The Classification

The first-order low-pass filter can now be used to define a classification of generalized functions. In order for the filter to be applicable, and therefore for the classification to be feasible, the generalized functions must be locally integrable almost everywhere, but they do not have to be integrable on the whole domain. Observe, moreover, that we do not have to assume that the generalized functions which we start with in this argument were defined as $\rho\to 1$ limits of corresponding inner analytic functions. Therefore, given a generalized function $f(\theta)$ which is locally integrable almost everywhere on the unit circle, irrespective of whether or not it was defined as the $\rho\to 1$ limit of an inner analytic function, we say that it is a combed function if it is true that

$$f(\theta) = \lim_{\epsilon\to 0} f_{\epsilon}(\theta),$$ (5)

where this recovery of the original function from the $\epsilon \to 0$ limit of the filtered function holds everywhere. Otherwise we say that the generalized function is a ragged function.
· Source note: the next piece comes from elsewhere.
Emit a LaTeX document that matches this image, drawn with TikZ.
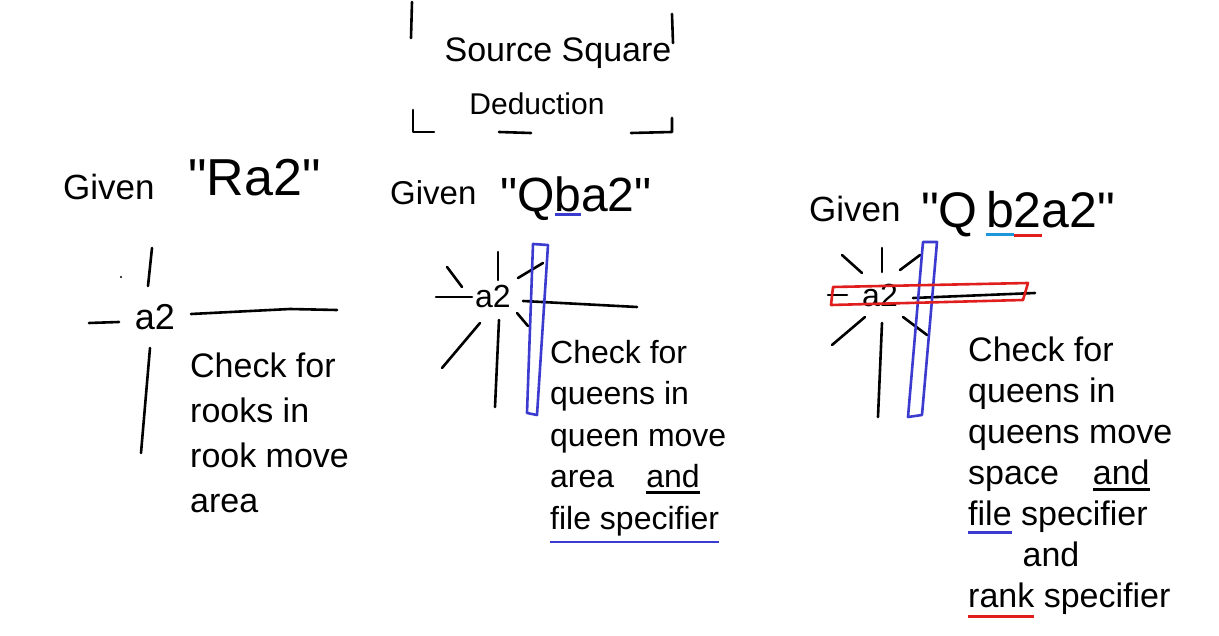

The results obtained in [9] and discussed in the previous section now imply that any continuous function is a combed function. We may consider adopting a corresponding complex definition, using the corresponding criterion for the inner analytic functions within the open unit disk. Therefore we may classify an inner analytic function as combed if it satisfies the condition that

$$w(z) = \lim_{\epsilon\to 0} w_{\epsilon}(z),$$ (6)

where the recovery of the original function from the $\epsilon \to 0$ limit of the filtered function holds everywhere within the open unit disk. However, we showed in the previous section that this is the case for all inner analytic functions. This means that every inner analytic function is combed within the open unit disk.

Since the complex low-pass filter reduces to the real low-pass filter on the unit circle, it follows at once that all the generalized functions obtained as limits to the unit circle of the real parts of inner analytic functions within the open unit disk are combed functions, which we will refer to as ``combed generalized functions''. While this simply reproduces the previously obtained results [9] for the case of continuous real functions on the unit circle, it also means that the Dirac delta ``function'' is a combed generalized function, which is quite a remarkable fact. In this particular case it is not difficult to verify this fact directly, but from the same result expressed by Equation (6) it follows that this is also true for all the derivatives of the delta ``function'', of all orders, which is not so simple and immediately apparent a fact.

Here is a simple direct proof that the delta ``function'' is a combed generalized function. Consider a delta ``function'' $\delta(\theta-\theta_{0})$ centered at $\theta_{0}$. It is not difficult to verify by direct calculation that the real filter with parameter $\epsilon$, if applied to this generalized function, produces a unit-integral rectangular pulse of width $2\epsilon$ and height $1/(2\epsilon)$ centered at that same point. As one decreases $\epsilon$, the $\epsilon \to 0$ limit of this one-parameter family of rectangular pulses is one of the many ways commonly used as a definition of the delta ``function''. Therefore one recovers the delta ``function'' in the $\epsilon \to 0$ limit, thus showing that the delta ``function'' is a combed generalized function.

A similar argument can be constructed for the first derivative of the delta ``function'', in which one must use some of the properties of the delta ``function'' itself, and the fact that the derivative of the integration kernel $K_{\epsilon}\!\left(\theta-\theta'\right)$ contains a pair of delta ``functions''. However, in this case it is much simpler to establish that the derivative of the delta ``function'' is a combed generalized function by simply relying on the fact that it is the $\rho\to 1$ limit of an inner analytic function, as was shown in [5]. The same argument is valid, with equal ease, for all the derivatives of the delta ``function'', of arbitrarily high orders.

It is also easy to see by direct calculation that any function with a few isolated step-type discontinuities where the two lateral limits exist, and which is otherwise continuous, is a combed function, so long as at the points of discontinuity the function is defined as the average of the two lateral limits. Note that this is the value to which the Fourier series of the function converges, if that series is convergent at all. Once again, this result can be easily derived from the fact that functions such as the ones just described can be obtained as the $\rho\to 1$ limits of the real parts of the corresponding inner analytic functions.